Maple Nut Granola Bars


I eat an awful lot of granola bars. I’ve tried a few times over the past couple years to make my own, but it’s a hard thing to get right. You need enough sticky stuff to make them hold together, but too much makes them sickeningly sweet. The first recipe I tried pretty much just made oatmeal cookie bars. Not the same thing. My next few attempts didn’t stick together at all. I finally made a batch that held together, but an excess of brown rice syrup made them like toffee. They were dubbed tooth shattering granola bars.

I gave up on the whole thing for a year or so, but then a few weeks ago I decided to try again. I came very close; they were just a little too sticky and sweet. Then this past weekend I came just a little bit closer. These ones came out pretty good, they just didn’t quite hold together as well as I would have liked. But now that I think about it they might hold together better if you cut them while they’re still warm. I waited until they had cooled completely, which is where I think I got in to trouble.

Next time I may try replacing just a tiny bit of the peanut butter with brown rice syrup to see if they hold together a little better. Otherwise I think the recipe is a keeper. They’re sweet and salty and nutty, kind of chewy but not sticky.


  • 2 1/2 cups brown rice cereal (the rice crispy kind, not the puffed kind)
  • 1 1/2 cups rolled oats
  • 1/2 cup wheat bran
  • 1/2 cup whole almonds
  • 3/4 cup pecan halves
  • 1/2 cup peanuts
  • 1/2 cup dried cherries
  • 1 tsp coarse salt
  • 1/2 cup brown rice syrup
  • 1/2 cup maple syrup
  • 1/2 cup almond butter
  • 1/2 cup peanut butter

Preheat the oven to 325 degrees. Butter a 9 x 9 baking pan for thick bars, or a 9 x 13 pan for thinner bars. Combine the dry ingredients in a large bowl and mix well. Combine the syrups and nut butters in a small saucepan. Cook over low heat stirring constantly just until the mixture is smooth. Pour the syrup mixture over the dry ingredients and stir well, making sure everything is well coated. Scrape the granola mixture into the prepared pan. Place a piece of wax paper over the granola and use your hand to pack the granola down into the pan. Press hard. Peel off the wax paper and bake for about 30 minutes, until the surface is lightly browned and sort of crisp looking. Let cool for a few minutes, then turn out onto a cutting board. Cut into bars and allow to cool completely. If it falls apart when you turn it out of the pan, try pressing it back together with your hands while its still warm.

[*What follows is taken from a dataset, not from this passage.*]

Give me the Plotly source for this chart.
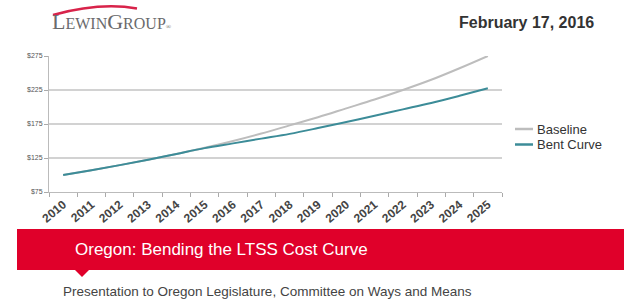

UPDATE 1/17/2009: These granola bars are OK and all, but I’ve come up with a new recipe that I like much better. You can find it here.


2 thoughts on “Maple Nut Granola Bars

  1. Sue

    Thanks! I’ve been searching for a good granola bar recipe for a while. I’ve played around with this recipe a little bit and have had some success and some failures. Out of necessity I’ve substituted. Can’t find brown rice syrup so I used honey which worked just fine for me. I’ve used all sorts of different cereals…whatever was left in the bottom of the box and that worked ok too but I would caution against using something too sweet. I also didn’t have almond butter but had almond paste so used a small amount of that, combined with a sweet cereal this was almost too sweet but so yummy. Of course I’ve added the chocolate chips each time and this was a big hit. Eli said they taste like cookies! Thanks Kate. I love the site. happy cooking!